Dataset section:

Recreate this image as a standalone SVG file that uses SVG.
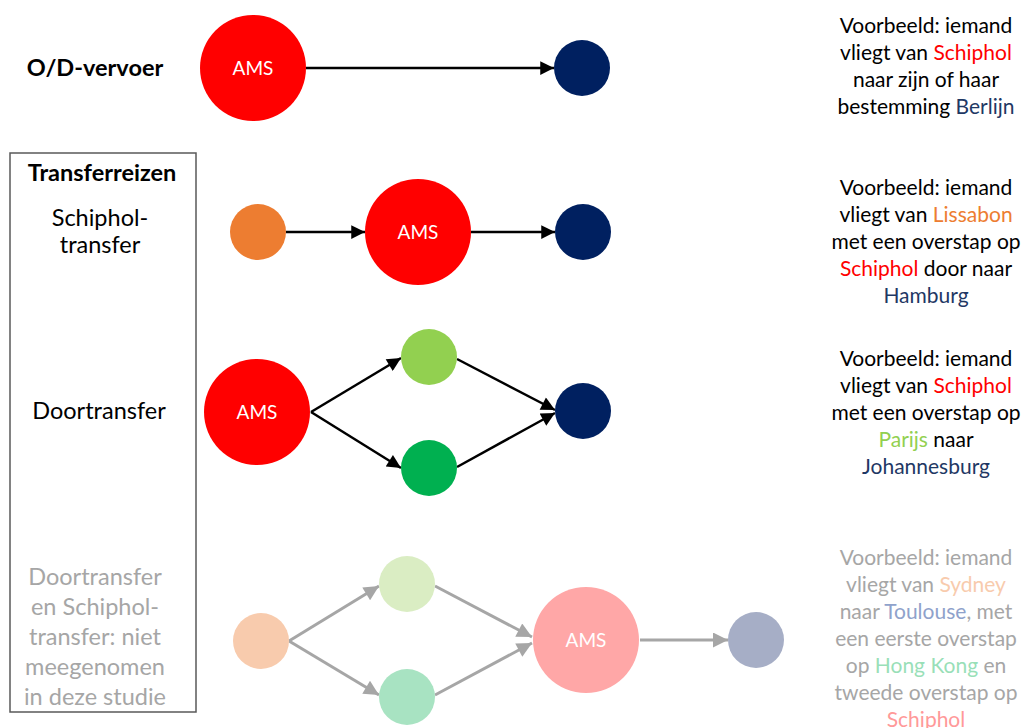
<svg xmlns="http://www.w3.org/2000/svg" width="1029" height="728" viewBox="0 0 1029 728">
<defs>
<marker id="ah" viewBox="0 0 10 10" refX="10" refY="5" markerWidth="7" markerHeight="5.5" markerUnits="strokeWidth" orient="auto"><path d="M0,0 L10,5 L0,10 z" fill="#000"/></marker>
<marker id="ahg" viewBox="0 0 10 10" refX="10" refY="5" markerWidth="6" markerHeight="5" markerUnits="strokeWidth" orient="auto"><path d="M0,0 L10,5 L0,10 z" fill="#A6A6A6"/></marker>
<style>
text{font-family:Lato,"Liberation Sans",sans-serif;font-size:21px;text-anchor:middle;fill:#000}
.b{font-weight:bold;font-size:23.5px}
.l{font-size:23.5px}
.g{fill:#A6A6A6}
.w{fill:#fff;font-size:19px}
.e{stroke:#000;stroke-width:2.5;fill:none;marker-end:url(#ah)}
.eg{stroke:#A6A6A6;stroke-width:3;fill:none;marker-end:url(#ahg)}
.red{fill:#FF0000}.navy{fill:#1F3864}.org{fill:#ED7D31}.lg{fill:#92D050}
</style>
</defs>
<rect x="10" y="153" width="186" height="559" fill="none" stroke="#595959" stroke-width="1.5"/>
<g id="labels">
<text class="b" x="95" y="76">O/D-vervoer</text>
<text class="b" x="102" y="181">Transferreizen</text>
<text class="l" x="100" y="226">Schiphol-</text>
<text class="l" x="100" y="253">transfer</text>
<text class="l" x="99" y="419">Doortransfer</text>
<text class="g l" x="95" y="585">Doortransfer</text>
<text class="g l" x="95" y="615">en Schiphol-</text>
<text class="g l" x="95" y="645">transfer: niet</text>
<text class="g l" x="95" y="675">meegenomen</text>
<text class="g l" x="95" y="705">in deze studie</text>
</g>
<g id="connectors">
<line class="e" x1="306" y1="68" x2="554" y2="68"/>
<line class="e" x1="286" y1="232" x2="365" y2="232"/>
<line class="e" x1="471" y1="232" x2="555" y2="232"/>
<line class="e" x1="311" y1="412" x2="401" y2="358"/>
<line class="e" x1="311" y1="412" x2="401" y2="468"/>
<line class="e" x1="457" y1="359" x2="555" y2="410"/>
<line class="e" x1="457" y1="467" x2="555" y2="413"/>
<line class="eg" x1="289" y1="641" x2="379" y2="586"/>
<line class="eg" x1="289" y1="641" x2="379" y2="695"/>
<line class="eg" x1="435" y1="586" x2="532" y2="637"/>
<line class="eg" x1="435" y1="695" x2="532" y2="643"/>
<line class="eg" x1="640" y1="640" x2="728" y2="640"/>
</g>
<g id="r1-ams"><circle cx="253" cy="68" r="53" fill="#FF0000"/><text class="w" x="253" y="75">AMS</text></g>
<g id="r1-dest"><circle cx="582" cy="68" r="28" fill="#002060"/></g>
<g id="r2-orig"><circle cx="258" cy="232" r="28" fill="#ED7D31"/></g>
<g id="r2-ams"><circle cx="418" cy="232" r="53" fill="#FF0000"/><text class="w" x="418" y="239">AMS</text></g>
<g id="r2-dest"><circle cx="583" cy="232" r="28" fill="#002060"/></g>
<g id="r3-ams"><circle cx="257" cy="412" r="53" fill="#FF0000"/><text class="w" x="257" y="419">AMS</text></g>
<g id="r3-paris"><circle cx="429" cy="357" r="28" fill="#92D050"/></g>
<g id="r3-alt"><circle cx="429" cy="468" r="28" fill="#00B050"/></g>
<g id="r3-dest"><circle cx="583" cy="411" r="28" fill="#002060"/></g>
<g id="r4-orig"><circle cx="261" cy="641" r="28" fill="#F8CBAD"/></g>
<g id="r4-hk1"><circle cx="407" cy="584" r="28" fill="#DAEDC3"/></g>
<g id="r4-hk2"><circle cx="407" cy="697" r="28" fill="#A8E3C2"/></g>
<g id="r4-ams"><circle cx="586" cy="640" r="53" fill="#FFA7A7"/><text class="w" x="586" y="647">AMS</text></g>
<g id="r4-dest"><circle cx="756" cy="640" r="28" fill="#A6AEC6"/></g>
<g id="ex1">
<text x="926" y="33">Voorbeeld: iemand</text>
<text x="926" y="60">vliegt van <tspan class="red">Schiphol</tspan></text>
<text x="926" y="87">naar zijn of haar</text>
<text x="926" y="114">bestemming <tspan class="navy">Berlijn</tspan></text>
</g>
<g id="ex2">
<text x="926" y="195">Voorbeeld: iemand</text>
<text x="926" y="222">vliegt van <tspan class="org">Lissabon</tspan></text>
<text x="926" y="249">met een overstap op</text>
<text x="926" y="276"><tspan class="red">Schiphol</tspan> door naar</text>
<text x="926" y="303" class="navy">Hamburg</text>
</g>
<g id="ex3">
<text x="926" y="366">Voorbeeld: iemand</text>
<text x="926" y="393">vliegt van <tspan class="red">Schiphol</tspan></text>
<text x="926" y="420">met een overstap op</text>
<text x="926" y="447"><tspan class="lg">Parijs</tspan> naar</text>
<text x="926" y="474" class="navy">Johannesburg</text>
</g>
<g id="ex4">
<text class="g" x="926" y="565">Voorbeeld: iemand</text>
<text class="g" x="926" y="592">vliegt van <tspan fill="#F8CBAD">Sydney</tspan></text>
<text class="g" x="926" y="619">naar <tspan fill="#8FA2CB">Toulouse</tspan>, met</text>
<text class="g" x="926" y="646">een eerste overstap</text>
<text class="g" x="926" y="673">op <tspan fill="#99DFB8">Hong Kong</tspan> en</text>
<text class="g" x="926" y="700">tweede overstap op</text>
<text x="926" y="727" style="fill:#FF9999">Schiphol</text>
</g>
</svg>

The request: Print the full listing exactly, dropping the pictures.

Result below:
Recreate this image as a standalone SVG file that uses SVG.
<svg xmlns="http://www.w3.org/2000/svg" width="1029" height="728" viewBox="0 0 1029 728">
<defs>
<marker id="ah" viewBox="0 0 10 10" refX="10" refY="5" markerWidth="7" markerHeight="5.5" markerUnits="strokeWidth" orient="auto"><path d="M0,0 L10,5 L0,10 z" fill="#000"/></marker>
<marker id="ahg" viewBox="0 0 10 10" refX="10" refY="5" markerWidth="6" markerHeight="5" markerUnits="strokeWidth" orient="auto"><path d="M0,0 L10,5 L0,10 z" fill="#A6A6A6"/></marker>
<style>
text{font-family:Lato,"Liberation Sans",sans-serif;font-size:21px;text-anchor:middle;fill:#000}
.b{font-weight:bold;font-size:23.5px}
.l{font-size:23.5px}
.g{fill:#A6A6A6}
.w{fill:#fff;font-size:19px}
.e{stroke:#000;stroke-width:2.5;fill:none;marker-end:url(#ah)}
.eg{stroke:#A6A6A6;stroke-width:3;fill:none;marker-end:url(#ahg)}
.red{fill:#FF0000}.navy{fill:#1F3864}.org{fill:#ED7D31}.lg{fill:#92D050}
</style>
</defs>
<rect x="10" y="153" width="186" height="559" fill="none" stroke="#595959" stroke-width="1.5"/>
<g id="labels">
<text class="b" x="95" y="76">O/D-vervoer</text>
<text class="b" x="102" y="181">Transferreizen</text>
<text class="l" x="100" y="226">Schiphol-</text>
<text class="l" x="100" y="253">transfer</text>
<text class="l" x="99" y="419">Doortransfer</text>
<text class="g l" x="95" y="585">Doortransfer</text>
<text class="g l" x="95" y="615">en Schiphol-</text>
<text class="g l" x="95" y="645">transfer: niet</text>
<text class="g l" x="95" y="675">meegenomen</text>
<text class="g l" x="95" y="705">in deze studie</text>
</g>
<g id="connectors">
<line class="e" x1="306" y1="68" x2="554" y2="68"/>
<line class="e" x1="286" y1="232" x2="365" y2="232"/>
<line class="e" x1="471" y1="232" x2="555" y2="232"/>
<line class="e" x1="311" y1="412" x2="401" y2="358"/>
<line class="e" x1="311" y1="412" x2="401" y2="468"/>
<line class="e" x1="457" y1="359" x2="555" y2="410"/>
<line class="e" x1="457" y1="467" x2="555" y2="413"/>
<line class="eg" x1="289" y1="641" x2="379" y2="586"/>
<line class="eg" x1="289" y1="641" x2="379" y2="695"/>
<line class="eg" x1="435" y1="586" x2="532" y2="637"/>
<line class="eg" x1="435" y1="695" x2="532" y2="643"/>
<line class="eg" x1="640" y1="640" x2="728" y2="640"/>
</g>
<g id="r1-ams"><circle cx="253" cy="68" r="53" fill="#FF0000"/><text class="w" x="253" y="75">AMS</text></g>
<g id="r1-dest"><circle cx="582" cy="68" r="28" fill="#002060"/></g>
<g id="r2-orig"><circle cx="258" cy="232" r="28" fill="#ED7D31"/></g>
<g id="r2-ams"><circle cx="418" cy="232" r="53" fill="#FF0000"/><text class="w" x="418" y="239">AMS</text></g>
<g id="r2-dest"><circle cx="583" cy="232" r="28" fill="#002060"/></g>
<g id="r3-ams"><circle cx="257" cy="412" r="53" fill="#FF0000"/><text class="w" x="257" y="419">AMS</text></g>
<g id="r3-paris"><circle cx="429" cy="357" r="28" fill="#92D050"/></g>
<g id="r3-alt"><circle cx="429" cy="468" r="28" fill="#00B050"/></g>
<g id="r3-dest"><circle cx="583" cy="411" r="28" fill="#002060"/></g>
<g id="r4-orig"><circle cx="261" cy="641" r="28" fill="#F8CBAD"/></g>
<g id="r4-hk1"><circle cx="407" cy="584" r="28" fill="#DAEDC3"/></g>
<g id="r4-hk2"><circle cx="407" cy="697" r="28" fill="#A8E3C2"/></g>
<g id="r4-ams"><circle cx="586" cy="640" r="53" fill="#FFA7A7"/><text class="w" x="586" y="647">AMS</text></g>
<g id="r4-dest"><circle cx="756" cy="640" r="28" fill="#A6AEC6"/></g>
<g id="ex1">
<text x="926" y="33">Voorbeeld: iemand</text>
<text x="926" y="60">vliegt van <tspan class="red">Schiphol</tspan></text>
<text x="926" y="87">naar zijn of haar</text>
<text x="926" y="114">bestemming <tspan class="navy">Berlijn</tspan></text>
</g>
<g id="ex2">
<text x="926" y="195">Voorbeeld: iemand</text>
<text x="926" y="222">vliegt van <tspan class="org">Lissabon</tspan></text>
<text x="926" y="249">met een overstap op</text>
<text x="926" y="276"><tspan class="red">Schiphol</tspan> door naar</text>
<text x="926" y="303" class="navy">Hamburg</text>
</g>
<g id="ex3">
<text x="926" y="366">Voorbeeld: iemand</text>
<text x="926" y="393">vliegt van <tspan class="red">Schiphol</tspan></text>
<text x="926" y="420">met een overstap op</text>
<text x="926" y="447"><tspan class="lg">Parijs</tspan> naar</text>
<text x="926" y="474" class="navy">Johannesburg</text>
</g>
<g id="ex4">
<text class="g" x="926" y="565">Voorbeeld: iemand</text>
<text class="g" x="926" y="592">vliegt van <tspan fill="#F8CBAD">Sydney</tspan></text>
<text class="g" x="926" y="619">naar <tspan fill="#8FA2CB">Toulouse</tspan>, met</text>
<text class="g" x="926" y="646">een eerste overstap</text>
<text class="g" x="926" y="673">op <tspan fill="#99DFB8">Hong Kong</tspan> en</text>
<text class="g" x="926" y="700">tweede overstap op</text>
<text x="926" y="727" style="fill:#FF9999">Schiphol</text>
</g>
</svg>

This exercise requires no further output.